Mention “muscles”, and for most people, images of buffed women and men come to mind. But muscles by definition are small tissues made of fibres and are responsible for essential things like our ability to move.
Despite the general association and to a certain point, misconception of muscles and fit bodies — we all have them.
Muscles at work
So how do muscles work? They work by contracting and relaxing. An example of muscle contraction at work is when you do a dumbbell curl. Do you notice how your biceps seem to stack up and look bigger at the top of the curling action? That’s the muscles fibres sliding together and contracting.
When you’re back at the starting position, that’s the muscles relaxing as the fibres slide apart causing the muscles to stretch out longer and thinner.
Types of muscles
There are three types of muscles:
- Skeletal Muscle – Attached to the bones to facilitate movements of our skeleton. Skeletal muscles are what you work on when you’re in the gym increasing muscle mass. They come in pairs; one moves the bone in one direction and the other move it back. They are also known as “voluntary muscles” as we have control over them.

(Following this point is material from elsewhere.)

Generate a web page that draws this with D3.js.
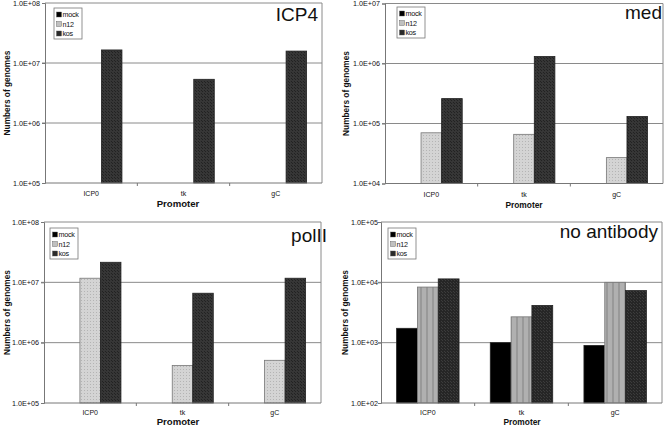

- Smooth Muscle – Found in the digestive system, bladder, blood vessels and for women, in the uterus. Also known as “involuntary muscles” because we have no control over them as they are controlled by our nervous system.
- Cardiac Muscle – Found solely in the heart, it responsible for endurance and consistency. Cardiac muscle incorporates both skeletal and smooth muscle features. It can stretch in a limited way like the latter and contract with force like the former.
Getting muscles to show
The reasons why for most people their muscles don’t show are because firstly, they are not being worked on or exercised regularly or intense enough. The second which is as common, the muscles are hidden by layers of fat. In fact, do you know that everyone has abdominal muscles, not just body builders or gym goers? What is preventing our abdominal muscles from showing are the layers of subcutaneous and visceral fat. The former is stored under the skin, and you can touch and grab them. The latter is the deep layer of fat surrounding your organs in the abdomen. This type of fat can cause imbalance and disrupt hormones function leading to health issues.
Visceral fat can be addressed with healthy diet and exercise. Fruits, vegetables, lean proteins and healthy fats, and whole grain food paired with daily exercise can significantly reduce the amount of visceral fat. Do also remember to eliminate processed foods, especially sugar.
We all want a fit looking body, but it is essential to remember that it is a journey that requires effort and discipline. Always ask for qualified advice and truly understand your body. Muscle up your knowledge and your body will be strengthened.